El joven contempló a la enana con una expresión mezcla de lástima e incredulidad.

—¿De verdad? ¿No le importaría pasar junto a un nido de pájaros en una noche de luna llena? ¿O beber cerveza en una jarra desportillada? ¿O... o utilizar una vela que se encendió ante un cadáver?

—Nada de eso me quita el sueño. ¿Qué ocurriría si lo hiciera?

—¡Oh, cosas horribles! —exclamó Woordrow con voz estrangulada—. Si se pasa junto a un pájaro que está incubando en una noche de luna llena, todos los hijos nacerán de un huevo. Beber cerveza en recipientes astillados significa que te robarán antes de finalizar el día. —El joven se mordisqueó nervioso las uñas antes de proseguir—. Pero, lo peor de todo, es que quien encienda una vela utilizada en presencia de un cadáver después de que éste haya sido enterrado o quemado, recibirá la visita del espíritu del muerto. A veces, si esa alma ha abandonado hace poco el cuerpo, ocupará el de la persona viva a la que se presenta.

Al finalizar su alocución, el natural semblante pálido de Woordrow se había tornado lívido.

—¡Eso es ridículo! —se mofó Gisella, sin el menor tacto.

La oscuridad creciente hacía cada vez más dificultosa la marcha de los caballos, que tropezaban con las raíces que asomaban en el camino. La enana tiró impaciente de las riendas.

—Lo que he dicho es tan cierto como que existen los dioses, señora —afirmó el joven con solemnidad.

—No creo en tales cosas, incluidos los dioses —masculló Gisella. Luego, añadió en voz alta—. ¿Has sido testigo de alguna de esas maldiciones?

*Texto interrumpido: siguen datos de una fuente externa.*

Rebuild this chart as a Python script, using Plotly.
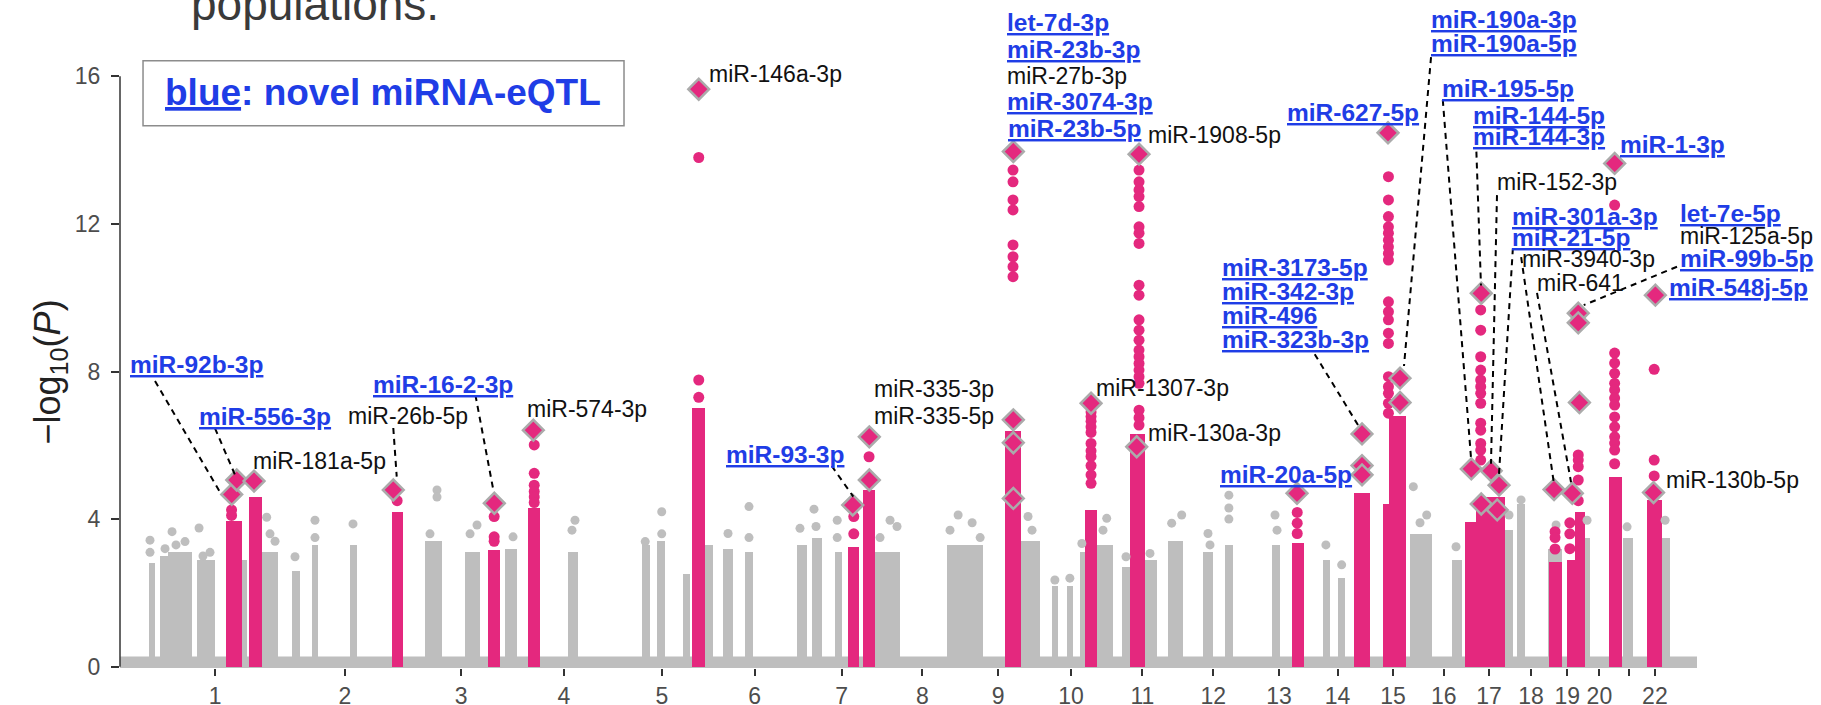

—Por supuesto que no, señora —contestó él, y reprimió un escalofrío—. Me he cuidado bien de soslayar semejantes hechos.

—Sería interesante nacer de un huevo, si lo recordaras, claro —señaló Tas, aunque, acto seguido, frunció el entrecejo con gesto preocupado—. Sin embargo, no me gustaría nada que me robaran. Por otro lado, no me importaría mantener una charla con un espíritu. Tal vez me revelara el escondrijo de sus joyas y demás posesiones puesto que no las necesitaría. Al menos, me diría qué se siente al estar muerto, si se está siempre triste, alegre, o lo que sea.

Gisella se echó a reír.

—Ningún espíritu hablará contigo, Burrfoot —dijo regocijada—. Al menos, no mientras tengan la posibilidad de elegir entre tú y yo.

—No bromee con estas cosas, señora —advirtió Woodrow en voz baja—. A los espectros no les gusta.

—Y a mí no me gusta esta tonta conversación —replicó ella con desasosiego. Después extendió una mano con la palma hacia arriba—. La lluvia amaina. No obstante, ha oscurecido demasiado para proseguir el viaje.

Gisella tiró de las riendas y condujo a los caballos fuera del camino. Luego saltó del pescante, tomó a los animales por las bridas, y los llevó hasta un claro que se abría a la derecha de la calzada, protegido por un alto seto de arbustos que exhibían los tonos rojos y ocres del otoño. Tras detener el carromato, se dirigió a la parte posterior.